◆ **WHAT IS EXPECTED**
In the lines below, output everything from the first line through the line containing "0.05, 0.03, 0.02];" exactly as it is. Pictures are not part of the output.

◆ **SUPPLIED INFORMATION**

-- -- --

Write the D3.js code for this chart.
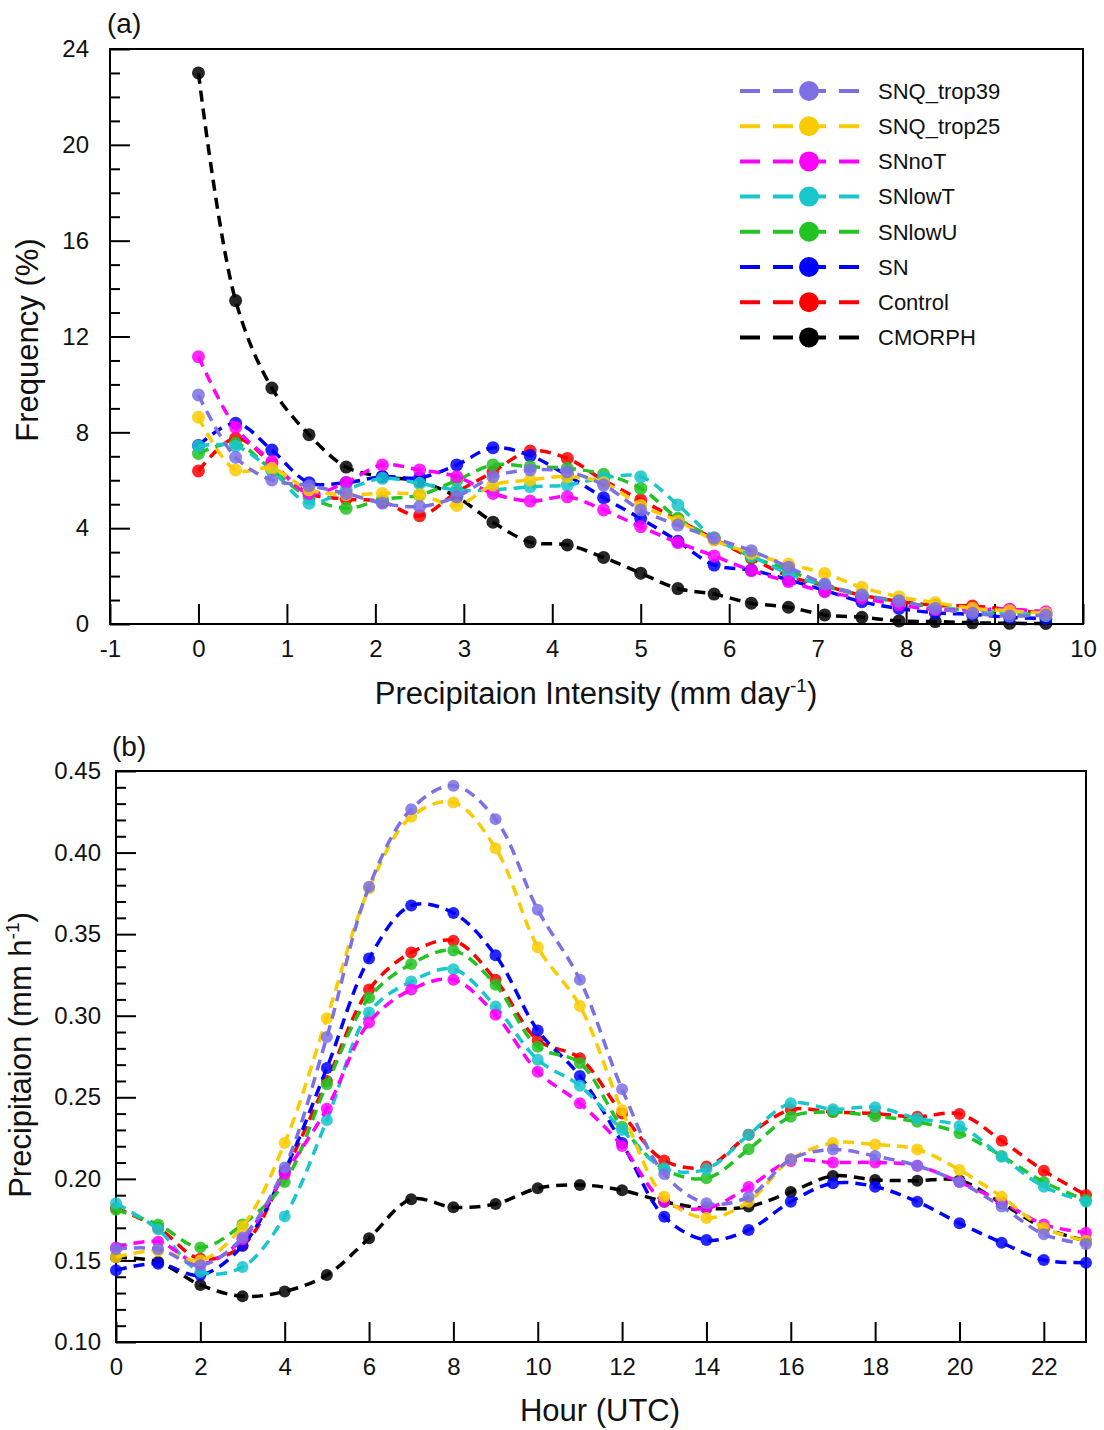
<!DOCTYPE html>
<html>
<head>
<meta charset="utf-8">
<script src="https://d3js.org/d3.v7.min.js"></script>
<style>
  body { margin: 0; background: #fff; }
  svg { font-family: "Liberation Sans", Arial, Helvetica, sans-serif; }
</style>
</head>
<body>
<div id="chart"></div>
<script>
// Step 1: data
//= ================================
var seriesNames = ["SNQ_trop39", "SNQ_trop25", "SNnoT", "SNlowT", "SNlowU", "SN", "Control", "CMORPH"];
var seriesColors = ["#7d70e4", "#f9cb00", "#ff00ff", "#18c6cc", "#22c322", "#0000ff", "#ff0000", "#000000"];

// panel (a): frequency (%) per intensity bin
var intensityBins = [0, 0.42, 0.83, 1.25, 1.67, 2.08, 2.5, 2.92, 3.33, 3.75, 4.17, 4.58,
  5, 5.42, 5.83, 6.25, 6.67, 7.08, 7.5, 7.92, 8.33, 8.75, 9.17, 9.58];
var freqTrop39 = [9.56, 6.96, 6.01, 5.77, 5.45, 5.04, 4.9, 5.31, 6.15, 6.43, 6.36, 5.8, 4.76, 4.13, 3.58, 3.06, 2.37, 1.67, 1.21, 0.97, 0.65, 0.45, 0.33, 0.37];
var freqTrop25 = [8.63, 6.43, 6.5, 5.6, 5.4, 5.45, 5.4, 4.95, 5.8, 6.01, 6.15, 5.9, 4.95, 4.3, 3.5, 2.95, 2.5, 2.11, 1.53, 1.14, 0.89, 0.65, 0.55, 0.45];
var freqNoT = [11.16, 8.21, 6.78, 5.45, 5.91, 6.64, 6.43, 6.15, 5.45, 5.13, 5.31, 4.76, 4.06, 3.4, 2.84, 2.23, 1.77, 1.35, 1.08, 0.8, 0.6, 0.6, 0.62, 0.51];
var freqLowT = [7.43, 7.43, 6.4, 5.04, 5.6, 6.08, 5.87, 5.59, 5.6, 5.73, 5.8, 6.1, 6.15, 4.97, 3.6, 2.85, 2.1, 1.6, 1.25, 0.9, 0.7, 0.55, 0.45, 0.35];
var freqLowU = [7.12, 7.54, 6.43, 5.3, 4.83, 5.2, 5.38, 6.0, 6.64, 6.56, 6.5, 6.25, 5.66, 4.41, 3.58, 2.81, 2.25, 1.6, 1.2, 0.92, 0.7, 0.55, 0.45, 0.38];
var freqSN = [7.45, 8.38, 7.26, 5.9, 5.9, 6.15, 6.1, 6.64, 7.36, 7.03, 6.2, 5.27, 4.4, 3.45, 2.46, 2.25, 1.84, 1.4, 0.93, 0.65, 0.47, 0.4, 0.28, 0.23];
var freqControl = [6.39, 7.75, 6.7, 5.45, 5.22, 5.1, 4.52, 5.5, 6.35, 7.22, 6.91, 6.0, 5.18, 4.35, 3.55, 2.75, 2.0, 1.6, 1.2, 0.95, 0.78, 0.75, 0.6, 0.45];
var freqCMORPH = [23.0, 13.5, 9.85, 7.9, 6.55, 6.15, 5.95, 5.3, 4.25, 3.42, 3.3, 2.78, 2.12, 1.48, 1.25, 0.87, 0.7, 0.38, 0.28, 0.13, 0.1, 0.05, 0.03, 0.02];

// panel (b): precipitation (mm/h) per hour
var hours = [0, 1, 2, 3, 4, 5, 6, 7, 8, 9, 10, 11, 12, 13, 14, 15, 16, 17, 18, 19, 20, 21, 22, 23];
var precTrop39 = [0.157, 0.157, 0.147, 0.164, 0.207, 0.287, 0.379, 0.4266, 0.441, 0.4205, 0.365, 0.322, 0.255, 0.203, 0.185, 0.189, 0.212, 0.218, 0.214, 0.208, 0.198, 0.183, 0.166, 0.160];
var precTrop25 = [0.152, 0.156, 0.150, 0.171, 0.222, 0.2985, 0.378, 0.422, 0.4307, 0.4027, 0.342, 0.306, 0.242, 0.189, 0.176, 0.186, 0.212, 0.222, 0.221, 0.218, 0.2055, 0.189, 0.170, 0.162];
var precNoT = [0.158, 0.1615, 0.148, 0.163, 0.203, 0.243, 0.2958, 0.316, 0.322, 0.3006, 0.2657, 0.2463, 0.2202, 0.186, 0.182, 0.195, 0.211, 0.210, 0.210, 0.208, 0.198, 0.186, 0.172, 0.167];
var precLowT = [0.185, 0.169, 0.143, 0.146, 0.177, 0.236, 0.302, 0.321, 0.3285, 0.3056, 0.273, 0.257, 0.230, 0.2065, 0.206, 0.227, 0.2463, 0.2427, 0.2439, 0.237, 0.2324, 0.2136, 0.1952, 0.186];
var precLowU = [0.181, 0.172, 0.158, 0.172, 0.198, 0.258, 0.311, 0.3317, 0.340, 0.319, 0.281, 0.271, 0.232, 0.206, 0.2004, 0.2181, 0.2381, 0.241, 0.2384, 0.235, 0.228, 0.214, 0.198, 0.187];
var precSN = [0.144, 0.148, 0.141, 0.159, 0.205, 0.268, 0.335, 0.3675, 0.363, 0.337, 0.291, 0.263, 0.222, 0.1768, 0.1625, 0.1687, 0.186, 0.1973, 0.1952, 0.186, 0.1728, 0.1609, 0.1503, 0.1486];
var precControl = [0.182, 0.170, 0.151, 0.159, 0.204, 0.260, 0.316, 0.3387, 0.346, 0.322, 0.285, 0.274, 0.240, 0.2112, 0.2075, 0.227, 0.2424, 0.241, 0.240, 0.238, 0.2398, 0.2234, 0.205, 0.1901];
var precCMORPH = [0.152, 0.149, 0.135, 0.128, 0.131, 0.141, 0.1636, 0.1875, 0.1826, 0.1846, 0.1942, 0.1963, 0.193, 0.186, 0.182, 0.183, 0.192, 0.2018, 0.1993, 0.1989, 0.199, 0.185, 0.170, 0.162];

// tick labels
var xTicksA = [-1, 0, 1, 2, 3, 4, 5, 6, 7, 8, 9, 10];
var yTicksA = [0, 4, 8, 12, 16, 20, 24];
var yMinorA = [1, 2, 3, 5, 6, 7, 9, 10, 11, 13, 14, 15, 17, 18, 19, 21, 22, 23];
var xTicksB = [0, 2, 4, 6, 8, 10, 12, 14, 16, 18, 20, 22];
var yTicksB = [0.10, 0.15, 0.20, 0.25, 0.30, 0.35, 0.40, 0.45];
var yMinorB = [0.11, 0.12, 0.13, 0.14, 0.16, 0.17, 0.18, 0.19, 0.21, 0.22, 0.23, 0.24,
  0.26, 0.27, 0.28, 0.29, 0.31, 0.32, 0.33, 0.34, 0.36, 0.37, 0.38, 0.39, 0.41, 0.42, 0.43, 0.44];

var freqSeries = [freqTrop39, freqTrop25, freqNoT, freqLowT, freqLowU, freqSN, freqControl, freqCMORPH];
var precSeries = [precTrop39, precTrop25, precNoT, precLowT, precLowU, precSN, precControl, precCMORPH];

// Step 2: svg + layout
//= ================================
var svgWidth = 1104;
var svgHeight = 1430;

var panelA = { left: 110, right: 1083, top: 49, bottom: 624 };
var panelB = { left: 116, right: 1086, top: 771, bottom: 1342 };

var svg = d3.select("#chart")
  .append("svg")
  .attr("width", svgWidth)
  .attr("height", svgHeight);

// Step 3: scales
var xA = d3.scaleLinear().domain([-1, 10]).range([panelA.left, panelA.right]);
var yA = d3.scaleLinear().domain([0, 24]).range([panelA.bottom, panelA.top]);
var xB = d3.scaleLinear().domain([0, 23]).range([panelB.left, panelB.right]);
var yB = d3.scaleLinear().domain([0.10, 0.45]).range([panelB.bottom, panelB.top]);

// plain hyphen for negatives, like the original
var plainInt = d => String(d);

// Step 4: axes (ticks point inward, frame drawn as a box)
function drawAxes(p, x, y, xTicks, yTicks, yMinor, xFmt, yFmt, yPad) {
  var g = svg.append("g");

  g.append("g")
    .attr("transform", `translate(0, ${p.bottom})`)
    .call(d3.axisBottom(x).tickValues(xTicks).tickSize(-20).tickPadding(16).tickFormat(xFmt))
    .call(s => s.select(".domain").remove());

  g.append("g")
    .attr("transform", `translate(${p.left}, 0)`)
    .call(d3.axisLeft(y).tickValues(yTicks).tickSize(-20).tickPadding(yPad).tickFormat(yFmt))
    .call(s => s.select(".domain").remove());

  g.append("g")
    .attr("transform", `translate(${p.left}, 0)`)
    .call(d3.axisLeft(y).tickValues(yMinor).tickSize(-10).tickFormat(""))
    .call(s => s.select(".domain").remove());

  g.selectAll(".tick line").attr("stroke", "#000").attr("stroke-width", 2);
  g.selectAll(".tick text").attr("fill", "#111").attr("font-size", 24);
  g.selectAll("g").attr("font-family", null).attr("font-size", null);

  g.append("rect")
    .attr("x", p.left).attr("y", p.top)
    .attr("width", p.right - p.left).attr("height", p.bottom - p.top)
    .attr("fill", "none").attr("stroke", "#000").attr("stroke-width", 2);
}

drawAxes(panelA, xA, yA, xTicksA, yTicksA, yMinorA, plainInt, plainInt, 21);
drawAxes(panelB, xB, yB, xTicksB, yTicksB, yMinorB, plainInt, d3.format(".2f"), 15);

// Step 5: lines and markers (CMORPH first so the model runs sit on top)
function drawSeries(xs, seriesList, x, y, r) {
  var line = d3.line()
    .x((d, i) => x(xs[i]))
    .y(d => y(d))
    .curve(d3.curveCatmullRom.alpha(0.5));

  for (var k = seriesList.length - 1; k >= 0; k--) {
    var g = svg.append("g");
    g.append("path")
      .datum(seriesList[k])
      .attr("d", line)
      .attr("fill", "none")
      .attr("stroke", seriesColors[k])
      .attr("stroke-width", 3.5)
      .attr("stroke-dasharray", "11,7");
    g.selectAll("circle")
      .data(seriesList[k])
      .enter()
      .append("circle")
      .attr("cx", (d, i) => x(xs[i]))
      .attr("cy", d => y(d))
      .attr("r", r)
      .attr("fill", seriesColors[k])
      .attr("opacity", 0.85);
  }
}

drawSeries(intensityBins, freqSeries, xA, yA, 6.5);
drawSeries(hours, precSeries, xB, yB, 6);

// Step 6: legend in panel (a)
var legend = svg.append("g");
seriesNames.forEach(function(name, i) {
  var ly = 91 + i * 35.2;
  legend.append("line")
    .attr("x1", 740).attr("x2", 860).attr("y1", ly).attr("y2", ly)
    .attr("stroke", seriesColors[i]).attr("stroke-width", 4)
    .attr("stroke-dasharray", "20,13");
  legend.append("circle")
    .attr("cx", 809).attr("cy", ly).attr("r", 10)
    .attr("fill", seriesColors[i]);
  legend.append("text")
    .attr("x", 878).attr("y", ly).attr("dy", "0.35em")
    .attr("font-size", 22).attr("fill", "#111")
    .text(name);
});

// Step 7: titles
svg.append("text").attr("x", 107).attr("y", 33).attr("font-size", 28).attr("fill", "#111").text("(a)");
svg.append("text").attr("x", 112).attr("y", 756).attr("font-size", 28).attr("fill", "#111").text("(b)");

var xTitleA = svg.append("text")
  .attr("x", 596).attr("y", 704).attr("text-anchor", "middle").attr("font-size", 31).attr("fill", "#111");
xTitleA.append("tspan").text("Precipitaion Intensity (mm day");
xTitleA.append("tspan").attr("font-size", 19).attr("dy", -12).text("-1");
xTitleA.append("tspan").attr("dy", 12).text(")");

svg.append("text")
  .attr("transform", "translate(38, 340) rotate(-90)")
  .attr("text-anchor", "middle").attr("font-size", 31).attr("fill", "#111")
  .text("Frequency (%)");

svg.append("text")
  .attr("x", 600).attr("y", 1421).attr("text-anchor", "middle").attr("font-size", 31).attr("fill", "#111")
  .text("Hour (UTC)");

var yTitleB = svg.append("text")
  .attr("transform", "translate(31, 1055) rotate(-90)")
  .attr("text-anchor", "middle").attr("font-size", 31).attr("fill", "#111");
yTitleB.append("tspan").text("Precipitaion (mm h");
yTitleB.append("tspan").attr("font-size", 19).attr("dy", -12).text("-1");
yTitleB.append("tspan").attr("dy", 12).text(")");
</script>
</body>
</html>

-- -- --

◆ **ANSWER TO THE EXERCISE**
Write the D3.js code for this chart.
<!DOCTYPE html>
<html>
<head>
<meta charset="utf-8">
<script src="https://d3js.org/d3.v7.min.js"></script>
<style>
  body { margin: 0; background: #fff; }
  svg { font-family: "Liberation Sans", Arial, Helvetica, sans-serif; }
</style>
</head>
<body>
<div id="chart"></div>
<script>
// Step 1: data
//= ================================
var seriesNames = ["SNQ_trop39", "SNQ_trop25", "SNnoT", "SNlowT", "SNlowU", "SN", "Control", "CMORPH"];
var seriesColors = ["#7d70e4", "#f9cb00", "#ff00ff", "#18c6cc", "#22c322", "#0000ff", "#ff0000", "#000000"];

// panel (a): frequency (%) per intensity bin
var intensityBins = [0, 0.42, 0.83, 1.25, 1.67, 2.08, 2.5, 2.92, 3.33, 3.75, 4.17, 4.58,
  5, 5.42, 5.83, 6.25, 6.67, 7.08, 7.5, 7.92, 8.33, 8.75, 9.17, 9.58];
var freqTrop39 = [9.56, 6.96, 6.01, 5.77, 5.45, 5.04, 4.9, 5.31, 6.15, 6.43, 6.36, 5.8, 4.76, 4.13, 3.58, 3.06, 2.37, 1.67, 1.21, 0.97, 0.65, 0.45, 0.33, 0.37];
var freqTrop25 = [8.63, 6.43, 6.5, 5.6, 5.4, 5.45, 5.4, 4.95, 5.8, 6.01, 6.15, 5.9, 4.95, 4.3, 3.5, 2.95, 2.5, 2.11, 1.53, 1.14, 0.89, 0.65, 0.55, 0.45];
var freqNoT = [11.16, 8.21, 6.78, 5.45, 5.91, 6.64, 6.43, 6.15, 5.45, 5.13, 5.31, 4.76, 4.06, 3.4, 2.84, 2.23, 1.77, 1.35, 1.08, 0.8, 0.6, 0.6, 0.62, 0.51];
var freqLowT = [7.43, 7.43, 6.4, 5.04, 5.6, 6.08, 5.87, 5.59, 5.6, 5.73, 5.8, 6.1, 6.15, 4.97, 3.6, 2.85, 2.1, 1.6, 1.25, 0.9, 0.7, 0.55, 0.45, 0.35];
var freqLowU = [7.12, 7.54, 6.43, 5.3, 4.83, 5.2, 5.38, 6.0, 6.64, 6.56, 6.5, 6.25, 5.66, 4.41, 3.58, 2.81, 2.25, 1.6, 1.2, 0.92, 0.7, 0.55, 0.45, 0.38];
var freqSN = [7.45, 8.38, 7.26, 5.9, 5.9, 6.15, 6.1, 6.64, 7.36, 7.03, 6.2, 5.27, 4.4, 3.45, 2.46, 2.25, 1.84, 1.4, 0.93, 0.65, 0.47, 0.4, 0.28, 0.23];
var freqControl = [6.39, 7.75, 6.7, 5.45, 5.22, 5.1, 4.52, 5.5, 6.35, 7.22, 6.91, 6.0, 5.18, 4.35, 3.55, 2.75, 2.0, 1.6, 1.2, 0.95, 0.78, 0.75, 0.6, 0.45];
var freqCMORPH = [23.0, 13.5, 9.85, 7.9, 6.55, 6.15, 5.95, 5.3, 4.25, 3.42, 3.3, 2.78, 2.12, 1.48, 1.25, 0.87, 0.7, 0.38, 0.28, 0.13, 0.1, 0.05, 0.03, 0.02];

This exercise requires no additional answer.